Petunia and the Vipers
Petunia and the Vipers [2012] (885767835351)

The Cricket Song - Mercy - Maybe Baby Amy - Bright Light - Yes Baby Yes - Gitterbug - Stardust - The Ballad Of Handsome Ned - Broken Down Love - Che - Forbidden Lovers - It AIn't

Petunia and the Vipers come from Canada. The Vipers consist of Jimmy Roy, Stephen Nikleva, Sam Shoichet and Marc L'Esperance who were all associated to the late Ray Condo at one time or another. They offer an album full of diversity, sometimes sweet, sometimes spooky but always centered around Petunia's peculiar vocals.

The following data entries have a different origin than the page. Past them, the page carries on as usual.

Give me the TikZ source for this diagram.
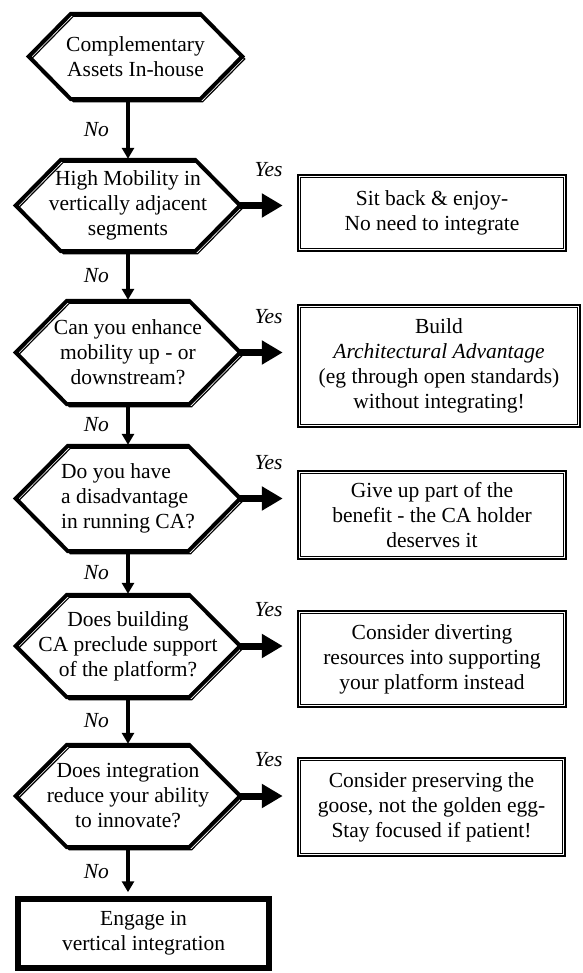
\documentclass[tikz,border=0pt]{standalone}
\usepackage{fontspec}
\setmainfont{Liberation Serif}
\usepackage{tikz}
\usetikzlibrary{arrows.meta, positioning}

\begin{document}
\begin{tikzpicture}[
    x=1pt, y=1pt,
    font=\fontsize{21.5}{25}\selectfont,
    question/.style={rectangle, inner sep=0pt, align=center, minimum width=224pt},
    answer/.style={rectangle, draw, line width=2.5pt, inner sep=0pt, align=center},
    final/.style={rectangle, draw, line width=6.5pt, inner sep=0pt, align=center},
    edge label/.style={font=\fontsize{21.5}{25}\selectfont\itshape},
    down/.style={line width=3.5pt, -{Triangle[width=12pt, length=11pt]}, shorten >=1pt},
    yes/.style={line width=7pt, -{Triangle[width=23pt, length=21pt]}, shorten >=14pt},
    hex thick/.style={line width=4pt},
    hex thin/.style={line width=1.2pt, transform canvas={shift={(2.5pt,-2.5pt)}}}
]

\useasboundingbox (0,0) rectangle (582,-973);

% questions
\node[question, minimum width=213pt, minimum height=85pt] (Q1) at (135.5,-56.5) {Complementary\\Assets In-house};
\node[question, minimum height=91pt] (Q2) at (128,-205.5) {High Mobility in\\vertically adjacent\\segments};
\node[question, minimum height=103pt] (Q3) at (128,-352.5) {Can you enhance\\mobility up - or\\downstream?};
\node[question, minimum height=105pt, align=left] (Q4) at (128,-498.5) {Do you have\\a disadvantage\\ in running CA?};
\node[question, minimum height=102pt] (Q5) at (128,-646) {Does building\\CA preclude support\\of the platform?};
\node[question, minimum height=102pt] (Q6) at (128,-796) {Does integration\\reduce your ability\\to innovate?};

% answers
\node[answer, minimum width=268pt, minimum height=76pt] (B1) at (432,-213) {Sit back \& enjoy-\\No need to integrate};
\node[answer, minimum width=282pt, minimum height=122pt] (B2) at (439,-366) {Build\\\textit{Architectural Advantage}\\(eg through open standards)\\without integrating!};
\node[answer, minimum width=268pt, minimum height=88pt] (B3) at (432,-515) {Give up part of the\\benefit - the CA holder\\deserves it};
\node[answer, minimum width=268pt, minimum height=96pt] (B4) at (432,-659) {Consider diverting\\resources into supporting\\your platform instead};
\node[answer, minimum width=267pt, minimum height=98pt] (B5) at (431.5,-807) {Consider preserving the\\goose, not the golden egg-\\Stay focused if patient!};

\node[final, minimum width=251pt, minimum height=69pt] (E) at (143.5,-933.5) {Engage in\\vertical integration};

% hexagon borders
\foreach \q/\s in {Q1/42, Q2/45, Q3/51, Q4/52, Q5/51, Q6/51} {
  \draw[hex thick] (\q.west) -- ([xshift=\s pt]\q.north west) -- ([xshift=-\s pt]\q.north east) -- (\q.east) -- ([xshift=-\s pt]\q.south east) -- ([xshift=\s pt]\q.south west) -- cycle;
  \draw[hex thin] (\q.west) -- ([xshift=\s pt]\q.north west) -- ([xshift=-\s pt]\q.north east) -- (\q.east) -- ([xshift=-\s pt]\q.south east) -- ([xshift=\s pt]\q.south west) -- cycle;
}

% inner lines of the answers
\foreach \i in {1,...,5}
  \draw[line width=1pt] ([shift={(3.5pt,-3.5pt)}]B\i.north west) rectangle ([shift={(-3.5pt,3.5pt)}]B\i.south east);

\draw[down] (Q1.south -| Q2) -- (Q2.north) node[midway, left=14pt, edge label] {No};
\draw[down] (Q2.south) -- (Q3.north) node[midway, left=14pt, edge label] {No};
\draw[down] (Q3.south) -- (Q4.north) node[midway, left=14pt, edge label] {No};
\draw[down] (Q4.south) -- (Q5.north) node[midway, left=14pt, edge label] {No};
\draw[down] (Q5.south) -- (Q6.north) node[midway, left=14pt, edge label] {No};
\draw[down, shorten >=3.5pt] (Q6.south) -- (Q6.south |- E.north) node[midway, left=14pt, edge label] {No};

\draw[yes] (Q2.east) -- (Q2.east -| B1.west) node[midway, above=22pt, edge label] {Yes};
\draw[yes] (Q3.east) -- (Q3.east -| B2.west) node[midway, above=22pt, edge label] {Yes};
\draw[yes] (Q4.east) -- (Q4.east -| B3.west) node[midway, above=22pt, edge label] {Yes};
\draw[yes] (Q5.east) -- (Q5.east -| B4.west) node[midway, above=22pt, edge label] {Yes};
\draw[yes] (Q6.east) -- (Q6.east -| B5.west) node[midway, above=22pt, edge label] {Yes};

\end{tikzpicture}
\end{document}
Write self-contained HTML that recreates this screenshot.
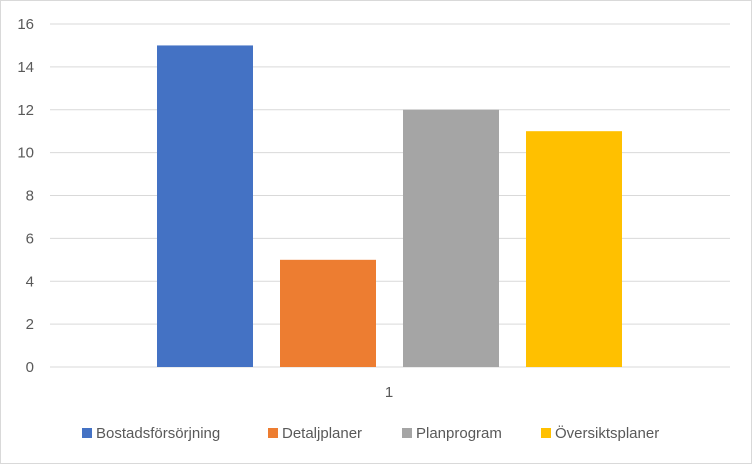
<!DOCTYPE html>
<html><head><meta charset="utf-8"><style>
body{margin:0;background:#fff;}
svg{display:block;font-family:"Liberation Sans",sans-serif;}
</style></head><body>
<svg id="chart" width="752" height="464">
<rect x="0.5" y="0.5" width="751" height="463" fill="#fff" stroke="#d9d9d9"/>
<g id="grid"></g><g id="bars"></g><g id="legend"></g>
<text x="389" y="397" font-size="15" fill="#595959" text-anchor="middle">1</text>
</svg>
<script>
const categories=["Bostadsförsörjning","Detaljplaner","Planprogram","Översiktsplaner"];
const values=[15,5,12,11];
const colors=["#4472c4","#ed7d31","#a5a5a5","#ffc000"];
const ticks=[0,2,4,6,8,10,12,14,16];
const ns="http://www.w3.org/2000/svg";
const y0=367,y1=24,vmax=16,left=50,right=730;
function y(v){return y0-(v/vmax)*(y0-y1);}
function mk(t,a,p){const e=document.createElementNS(ns,t);for(const k in a)e.setAttribute(k,a[k]);p.appendChild(e);return e;}
const g=document.getElementById('grid');
ticks.forEach(t=>{
  const l=mk('line',{x1:left,x2:right,y1:y(t),y2:y(t),stroke:'#d9d9d9','stroke-width':1},g);
  
  
  const tx=mk('text',{x:34,y:y(t)+5,'font-size':15,fill:'#595959','text-anchor':'end'},g);
  tx.textContent=t;
  
  
});
const b=document.getElementById('bars');
const bw=96,gap=123,start=157;
values.forEach((v,i)=>{
  const r=mk('rect',{x:start+i*gap,y:y(v),width:bw,height:y0-y(v),fill:colors[i]},b);
  
  
});
const lg=document.getElementById('legend');
const lx=[82,268,402,541];
categories.forEach((c,i)=>{
  const r=mk('rect',{x:lx[i],y:428,width:10,height:10,fill:colors[i]},lg);
  
  
  const t=mk('text',{x:lx[i]+14,y:438,'font-size':15,fill:'#595959'},lg);
  t.textContent=c;
  
  
});
</script>
</body></html>
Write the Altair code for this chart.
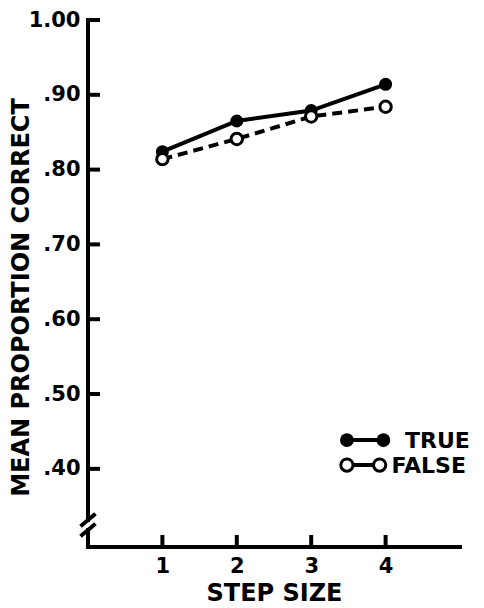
import altair as alt
import pandas as pd

# ---- data ----
steps = [1, 2, 3, 4]
true_vals = [0.824, 0.865, 0.879, 0.914]
false_vals = [0.814, 0.841, 0.871, 0.884]
series_names = ["TRUE", "FALSE"]
y_ticks = [0.4, 0.5, 0.6, 0.7, 0.8, 0.9, 1.0]
x_ticks = [1, 2, 3, 4]
x_title = "STEP SIZE"
y_title = "MEAN PROPORTION CORRECT"

# ---- layout / style constants ----
W, H = 372, 527
Y0, Y1 = 0.2955, 1.0
X0, X1 = 0.0, 5.0
FONT = "DejaVu Sans"
INK = "#000000"
LW = 4

xs = alt.Scale(domain=[X0, X1], nice=False, zero=False)
ys = alt.Scale(domain=[Y0, Y1], nice=False, zero=False)

df = pd.DataFrame({
    "step": steps * 2,
    "value": true_vals + false_vals,
    "series": [series_names[0]] * len(steps) + [series_names[1]] * len(steps),
})

y_axis = alt.Axis(
    values=y_ticks,
    labelExpr="datum.value == 1 ? '1.00' : replace(format(datum.value, '.2f'), '0.', '.')",
    labelPadding=8,
    title=y_title, titleAngle=270, titleAlign="center", titleBaseline="middle",
    titleFontSize=24, titleX=-67, titleY=277,
)
x_axis = alt.Axis(
    values=x_ticks, format="d",
    labelPadding=8,
    title=x_title, titleAlign="center", titleBaseline="middle",
    titleFontSize=24, titleX=186, titleY=46,
)

def X(field="step", axis=None):
    if axis is None:
        return alt.X(f"{field}:Q", scale=xs, title=x_title)
    return alt.X(f"{field}:Q", scale=xs, axis=axis, title=x_title)

def Y(field="value", axis=None):
    if axis is None:
        return alt.Y(f"{field}:Q", scale=ys, title=y_title)
    return alt.Y(f"{field}:Q", scale=ys, axis=axis, title=y_title)

base = alt.Chart(df)

true_line = base.transform_filter(alt.datum.series == "TRUE").mark_line(
    color=INK, strokeWidth=LW).encode(x=X(axis=x_axis), y=Y(axis=y_axis))
false_line = base.transform_filter(alt.datum.series == "FALSE").mark_line(
    color=INK, strokeWidth=LW, strokeDash=[10, 6]).encode(x=X(), y=Y())
true_pts = base.transform_filter(alt.datum.series == "TRUE").mark_point(
    shape="circle", filled=True, color=INK, size=170, opacity=1).encode(x=X(), y=Y())
false_pts = base.transform_filter(alt.datum.series == "FALSE").mark_point(
    shape="circle", fill="white", stroke=INK, strokeWidth=3, size=130, opacity=1,
    fillOpacity=1).encode(x=X(), y=Y())

# hand-drawn style axes: lines, inward ticks and axis break
BREAK_HI, BREAK_MID, BREAK_LO = 0.3383, 0.3249, 0.3115
seg = pd.DataFrame({
    "step":  [0, 0, 0, -0.08, -0.08],
    "step2": [0, 0, 5, 0.08, 0.08],
    "value":  [Y1, 0.3182, Y0, BREAK_MID, BREAK_LO],
    "value2": [0.3316, Y0, Y0, BREAK_HI, BREAK_MID],
})
axis_lines = alt.Chart(seg).mark_rule(color=INK, strokeWidth=LW, strokeCap="square").encode(
    x=X(), x2="step2:Q", y=Y(), y2="value2:Q")

yt = pd.DataFrame({"value": y_ticks})
y_tick_marks = alt.Chart(yt).mark_rule(color=INK, strokeWidth=LW).encode(
    y=Y(), x=alt.value(0), x2=alt.value(12))
xt = pd.DataFrame({"step": x_ticks})
x_tick_marks = alt.Chart(xt).mark_rule(color=INK, strokeWidth=LW).encode(
    x=X(), y=alt.value(H - 12), y2=alt.value(H))

# legend drawn inside the plot
leg = pd.DataFrame({
    "series": series_names,
    "value": [0.4385, 0.405],
    "step": [3.48, 3.48],
    "step2": [3.97, 3.92],
    "tx": [4.26, 4.08],
})
leg_line = alt.Chart(leg).mark_rule(color=INK, strokeWidth=LW).encode(
    x=X(), x2="step2:Q", y=Y())
leg_true = alt.Chart(leg).transform_filter(alt.datum.series == "TRUE").transform_fold(
    ["step", "step2"], as_=["k", "sx"]).mark_point(
    shape="circle", filled=True, color=INK, size=190, opacity=1).encode(x=X("sx"), y=Y())
leg_false = alt.Chart(leg).transform_filter(alt.datum.series == "FALSE").transform_fold(
    ["step", "step2"], as_=["k", "sx"]).mark_point(
    shape="circle", fill="white", stroke=INK, strokeWidth=3, size=150, opacity=1,
    fillOpacity=1).encode(x=X("sx"), y=Y())
leg_text = alt.Chart(leg).mark_text(
    align="left", baseline="middle", font=FONT, fontSize=22, fontWeight="bold",
    color=INK, dy=1).encode(x=X("tx"), y=Y(), text="series:N")

chart = alt.layer(
    true_line, axis_lines, y_tick_marks, x_tick_marks,
    false_line, true_pts, false_pts,
    leg_line, leg_true, leg_false, leg_text,
).properties(
    width=W, height=H,
    padding={"left": 80, "top": 12, "right": 16, "bottom": 61},
    autosize=alt.AutoSizeParams(type="none"),
    background="white",
).configure_view(stroke=None).configure_axis(
    domain=False, ticks=False, grid=False,
    labelFont=FONT, labelFontSize=21, labelFontWeight="bold", labelColor=INK,
    titleFont=FONT, titleFontSize=23, titleFontWeight="bold", titleColor=INK,
    labelOverlap=False,
)

chart.save("out.html", embed_options={"renderer": "svg", "actions": False})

Most of the songs are Petunia's own but two: Stardust (that features a stunning lap steel chorus by Jimmy Roy) and Lefty Frizzell's classic Honky Tonk Forbidden Lovers (that suits them vety fine).
The opening song is a delicious country waltz with yodel. Though it remains quite classical, there are little hints of what will follow, like the unusual variations of the structure Next is "Mercy", a very tense number, in which Petunia seems inhabited, almost haunted. It sounds like an impromptu jam between Nick Cave and Tom Waits with a western band. "The Ballad Of Handsome Ned" is in a similar vein. It begins with a theatrical intro then slides in a Marty Robbins meets Nick Cave in a moonless night kind of western ballad. "Yes Baby Yes"(quite similar to Oscar Woods "Don't Sell It) and "It Ain't" are in a hokum swing style with kazoo with a modern hint and both are very good.
I'm less convinced by "Maybe Baby Amy" a wild rockabilly and "Gitterbug" that melts the frantic pace of Jerry Lee's Great Balls Of Fire with Charlie Feather's syncopation. I couldn't help but compare them to Ray Condo. I think that those two songs and the two latin/samba numbers ("Bright Light" and "Che") are less interesting than the rest of is stuff which is more original.
Despite two or three songs that I easily skip it remains a good album, but for the more open minded listeners.